被 Python 编码搞蒙逼

V2EX = way to explore

V2EX 是一个关于分享和探索的地方

For Existing Member Sign In

• 请不要在回答技术问题时复制粘贴 AI 生成的内容

This topic created in 3073 days ago, the information mentioned may be changed or developed.

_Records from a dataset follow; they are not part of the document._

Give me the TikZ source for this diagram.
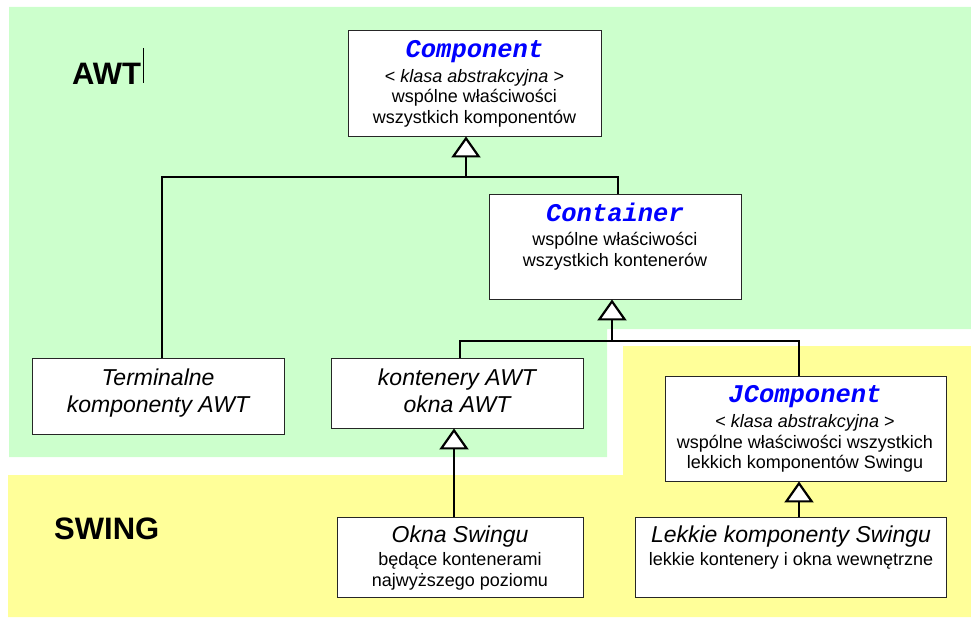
\documentclass[tikz,border=0pt]{standalone}
\usepackage{fontspec}
\setmainfont{Liberation Sans}
\newfontfamily\monof{Liberation Mono}
\usetikzlibrary{arrows.meta}
\definecolor{awtg}{HTML}{CCFFCC}
\definecolor{swy}{HTML}{FFFF99}
\definecolor{clsblue}{HTML}{0000FF}
\tikzset{
 box/.style={draw=black!85, line width=0.9pt, fill=white, rectangle, inner sep=0pt},
 txt/.style={anchor=base, inner sep=0pt, font=\fontsize{18}{20}\selectfont},
 big/.style={anchor=base, inner sep=0pt, font=\fontsize{23}{27}\selectfont\itshape},
 cls/.style={anchor=base, inner sep=0pt, text=clsblue, font=\fontsize{25.5}{28}\selectfont\monof\bfseries\itshape},
 sect/.style={anchor=base west, inner sep=0pt, font=\fontsize{31}{34}\selectfont\bfseries},
 conn/.style={line width=2.2pt, line join=miter},
 inh/.style={conn, -{Triangle[length=21pt,width=29pt,fill=white,line width=2.2pt]}},
}
\begin{document}
\begin{tikzpicture}[x=1pt,y=-1pt]
\useasboundingbox (0,0) rectangle (971,618);
% regions
\fill[awtg] (9,7) -- (971,7) -- (971,329) -- (607,329) -- (607,457) -- (9,457) -- cycle;
\fill[swy] (8,475) -- (623,475) -- (623,346) -- (971,346) -- (971,617) -- (8,617) -- cycle;
% section labels
\node[sect] (awt) at (72,84) {AWT};
\draw[line width=1pt] (143,48) -- (143,83);
\node[sect] (swing) at (54,539) {SWING};
% boxes
\node[box, minimum width=253pt, minimum height=106pt] (comp) at (474.5,83) {};
\node[box, minimum width=252pt, minimum height=105pt] (cont) at (615,246.5) {};
\node[box, minimum width=252pt, minimum height=76pt] (term) at (158,396) {};
\node[box, minimum width=252pt, minimum height=70pt] (kont) at (457,393) {};
\node[box, minimum width=281pt, minimum height=105pt] (jcomp) at (805.5,428.5) {};
\node[box, minimum width=246pt, minimum height=80pt] (okna) at (460,557) {};
\node[box, minimum width=311pt, minimum height=80pt] (lekk) at (790.5,557) {};
% junctions
\coordinate (j1) at (466,177);
\coordinate (j2) at (612,341);
% connectors
\draw[conn] ([xshift=4pt]term.north) |- (j1);
\draw[inh] ([xshift=3pt]cont.north) |- (j1) -- (j1 |- comp.south);
\draw[conn] ([xshift=-6.5pt]jcomp.north) |- (j2);
\draw[inh] ([xshift=3pt]kont.north) |- (j2) -- (j2 |- cont.south);
\draw[inh] ([xshift=-6pt]okna.north) -- ([xshift=-3pt]kont.south);
\draw[inh] ([xshift=8.5pt]lekk.north) -- ([xshift=-6.5pt]jcomp.south);
% texts
\node[cls] (c1) at (474.5,57) {Component};
\node[txt] (c2) at (474.5,82) {< \textit{klasa abstrakcyjna} >};
\node[txt] (c3) at (474.5,102) {wspólne właściwości};
\node[txt] (c4) at (474.5,123) {wszystkich komponentów};
\node[cls] (n1) at (615,221) {Container};
\node[txt] (n2) at (615,245) {wspólne właściwości};
\node[txt] (n3) at (615,266) {wszystkich kontenerów};
\node[cls] (jc1) at (805,402) {JComponent};
\node[txt] (jc2) at (805,427) {< \textit{klasa abstrakcyjna} >};
\node[txt] (jc3) at (805,448) {wspólne właściwości wszystkich};
\node[txt] (jc4) at (805,468) {lekkich komponentów Swingu};
\node[big] (t1) at (158,385) {Terminalne};
\node[big] (t2) at (158,412) {komponenty AWT};
\node[big] (k1) at (457,385) {kontenery AWT};
\node[big] (k2) at (457,412) {okna AWT};
\node[big] (o1) at (460,542) {Okna Swingu};
\node[txt] (o2) at (460,565) {będące kontenerami};
\node[txt] (o3) at (460,586) {najwyższego poziomu};
\node[big] (l1) at (791,542) {Lekkie komponenty Swingu};
\node[txt] (l2) at (791,565) {lekkie kontenery i okna wewnętrzne};
\end{tikzpicture}
\end{document}
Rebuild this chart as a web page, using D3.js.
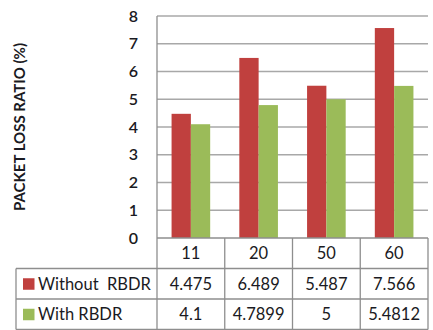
<!DOCTYPE html>
<html>
<head>
<meta charset="utf-8">
<script src="https://cdn.jsdelivr.net/npm/d3@7"></script>
<style>
  body { margin: 0; background: #fff; }
  text { font-family: Lato, "Open Sans", sans-serif; fill: #1a1a22; }
</style>
</head>
<body>
<div id="chart"></div>
<script>
// data
var categories = ["11", "20", "50", "60"];
var seriesNames = ["Without  RBDR", "With RBDR"];
var withoutRBDR = [4.475, 6.489, 5.487, 7.566];
var withRBDR = [4.1, 4.7899, 5, 5.4812];
var yTicks = [0, 1, 2, 3, 4, 5, 6, 7, 8];
var seriesColors = ["#c0403e", "#9bbb59"];

var series = [withoutRBDR, withRBDR];

var width = 433, height = 330;
var plotLeft = 157, plotRight = 428, plotTop = 16, plotBottom = 238;
var rowH = 30.5;
var tableLeft = 16;

var svg = d3.select("#chart")
  .append("svg")
  .attr("width", width)
  .attr("height", height);

// scales
var x0 = d3.scaleBand()
  .domain(categories)
  .range([plotLeft, plotRight])
  .padding(0);

var x1 = d3.scaleBand()
  .domain(d3.range(series.length))
  .range([x0.bandwidth() * 0.215, x0.bandwidth() * 0.785])
  .padding(0);

var y = d3.scaleLinear()
  .domain([0, 8])
  .range([plotBottom, plotTop]);

// gridlines
svg.append("g")
  .selectAll("line")
  .data(yTicks.slice(1))
  .enter()
  .append("line")
  .attr("x1", plotLeft)
  .attr("x2", plotRight)
  .attr("y1", function (d) { return y(d); })
  .attr("y2", function (d) { return y(d); })
  .attr("stroke", "#a8a8a8")
  .attr("stroke-width", 1.5);

// y tick labels
svg.append("g")
  .selectAll("text")
  .data(yTicks)
  .enter()
  .append("text")
  .attr("x", 138)
  .attr("y", function (d) { return y(d); })
  .attr("dy", "0.35em")
  .attr("text-anchor", "end")
  .style("font-size", "16px")
  .style("font-weight", "600")
  .text(function (d) { return d; });

// y axis title
svg.append("text")
  .attr("transform", "translate(20," + 127 + ") rotate(-90)")
  .attr("text-anchor", "middle")
  .attr("dy", "0.35em")
  .style("font-size", "15px")
  .style("font-weight", "bold")
  .text("PACKET LOSS RATIO (%)");

// bars
svg.append("g")
  .selectAll("g")
  .data(series)
  .enter()
  .append("g")
  .attr("fill", function (d, i) { return seriesColors[i]; })
  .each(function (vals, si) {
    d3.select(this).selectAll("rect")
      .data(vals)
      .enter()
      .append("rect")
      .attr("x", function (d, ci) { return x0(categories[ci]) + x1(si); })
      .attr("y", function (d) { return y(d); })
      .attr("width", x1.bandwidth())
      .attr("height", function (d) { return y(0) - y(d); });
  });

// ---------------------------//
//       DATA TABLE           //
// ---------------------------//
var lineColor = "#8e8e8e";
var tableBottom = plotBottom + rowH * 3;
var table = svg.append("g")
  .attr("stroke", lineColor)
  .attr("stroke-width", 1.3);

// horizontal lines
table.append("line")
  .attr("x1", plotLeft).attr("x2", plotRight)
  .attr("y1", plotBottom).attr("y2", plotBottom);
[1, 2, 3].forEach(function (r) {
  table.append("line")
    .attr("x1", tableLeft).attr("x2", plotRight)
    .attr("y1", plotBottom + rowH * r).attr("y2", plotBottom + rowH * r);
});

// vertical lines
table.append("line")
  .attr("x1", plotLeft).attr("x2", plotLeft)
  .attr("y1", plotTop).attr("y2", tableBottom);
table.append("line")
  .attr("x1", tableLeft).attr("x2", tableLeft)
  .attr("y1", plotBottom + rowH).attr("y2", tableBottom);
categories.forEach(function (c) {
  var xr = x0(c) + x0.bandwidth();
  table.append("line")
    .attr("x1", xr).attr("x2", xr)
    .attr("y1", plotBottom).attr("y2", tableBottom);
});

// category labels
svg.append("g")
  .selectAll("text")
  .data(categories)
  .enter()
  .append("text")
  .attr("x", function (d) { return x0(d) + x0.bandwidth() / 2; })
  .attr("y", plotBottom + rowH / 2)
  .attr("dy", "0.35em")
  .attr("text-anchor", "middle")
  .style("font-size", "16.5px")
  .text(function (d) { return d; });

// value rows with legend keys
series.forEach(function (vals, si) {
  var rowMid = plotBottom + rowH * (si + 1.5);
  var row = svg.append("g");
  row.append("rect")
    .attr("x", 23)
    .attr("y", rowMid - 5.5)
    .attr("width", 11.5)
    .attr("height", 11.5)
    .attr("fill", seriesColors[si]);
  row.append("text")
    .attr("x", 38)
    .attr("y", rowMid)
    .attr("dy", "0.35em")
    .style("font-size", "16.5px")
    .style("white-space", "pre")
    .text(seriesNames[si]);
  row.selectAll(".val")
    .data(vals)
    .enter()
    .append("text")
    .attr("class", "val")
    .attr("x", function (d, ci) { return x0(categories[ci]) + x0.bandwidth() / 2; })
    .attr("y", rowMid)
    .attr("dy", "0.35em")
    .attr("text-anchor", "middle")
    .style("font-size", "16.5px")
    .text(function (d) { return String(d); });
});
</script>
</body>
</html>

类似于这种的： UnicodeDecodeError: 'ascii' codec can't decode byte 0xcb in position 1: ordinal not in range(128)

gbk,utf-8,ascii 搞不转

蒙逼

xcb

ASCII

decode

21 replies • 2017-12-08 10:21:31 +08:00

cls1991

Dec 7, 2017

贴一下代码

leavic

Dec 7, 2017

换 python3

p2pCoder

Dec 7, 2017

2019 年都要到了，直接 python3

regicide

Dec 7, 2017

import sys
reload(sys)
sys.setdefaultencoding('utf8')
这个试过没如果这个不行基本上可以换车上 python3 了

marcong95

Dec 7, 2017 via Android

@p2pCoder 2018 都没到，亲你是穿越了？

p2pCoder

Dec 7, 2017

@marcong95 。。。。中午没睡，今天下午有点飘

livexia

Dec 7, 2017 via Android

爬虫吧，得先识别原编码方式

Shura

Dec 7, 2017

7102 年了，换 Python3 吧

lhx2008

Dec 7, 2017 via Android

文件头标明文件编码
用 decode encode 文本变量前面加个 u

johnsonqrr

Dec 7, 2017

PY3，请

DongDongXie

Dec 7, 2017

@cls1991 装的是 anaconda2.7，环境变量也配置了，就想用个 pip list，结果就给我报错，D:\Anaconda2\Lib\ntpath.py 87 行报错，result_path = result_path + p_path 就这里。然后加了个“ reload(sys)
sys.setdefaultencoding('gbk')”就正常了

·# Join two (or more) paths.
def join(path, *paths):
reload(sys)
sys.setdefaultencoding('gbk')
"""Join two or more pathname components, inserting "\\" as needed."""
result_drive, result_path = splitdrive(path)
for p in paths:
p_drive, p_path = splitdrive(p)
if p_path and p_path[0] in '\\/':
# Second path is absolute
if p_drive or not result_drive:
result_drive = p_drive
result_path = p_path
continue
elif p_drive and p_drive != result_drive:
if p_drive.lower() != result_drive.lower():
# Different drives => ignore the first path entirely
result_drive = p_drive
result_path = p_path
continue
# Same drive in different case
result_drive = p_drive
# Second path is relative to the first
if result_path and result_path[-1] not in '\\/':
result_path = result_path + '\\'
result_path = result_path + p_path
## add separator between UNC and non-absolute path
if (result_path and result_path[0] not in '\\/' and
result_drive and result_drive[-1:] != ':'):
、

DongDongXie

Dec 7, 2017

感觉新手很容易如不同编码方式的坑

ltux

Dec 7, 2017

蒙屄就去学习

wolong

Dec 7, 2017

我在 windows 下命令行里运行 py，也出现过这种情况。
换成直接双击文件运行就好了。

maidou931019

Dec 7, 2017

在 python2 中 str 存的是 bytes 数据，unicode 存的是 unicdoe 编码后的二进制数据，
在 python3 中 str 存的是 unicode 数据，bytes 存的是 bytes 数据

在 python2 中混淆了 bytes 和 unicode 数据，u'hello' + 'hi' 不会报错，结果为一个 unicode 数据
而在 python3 中严格区分了 unicode 和 bytes 数据，字节和字符类型，再混用直接报错，'hello' + b'hi' 不能相加会报错

justou

Dec 7, 2017

纠结编码问题不要局限于 py2py3 了, 要系统的了解下字符串在计算机中的表示方式以及编码原理, 清楚了原理再结合具体语言到具体的环境去实践并加深理解, 不然即使熟悉了 python 处理编码的方式, 换了个环境又搞蒙了. 不搞清楚原理怎么治都只是治标不治本.
给出一些原理性的参考资料:
Computer Systems A Programmer ’ s Perspective: Chapter2, Representing and Manipulating
Information
http://unicodebook.readthedocs.io/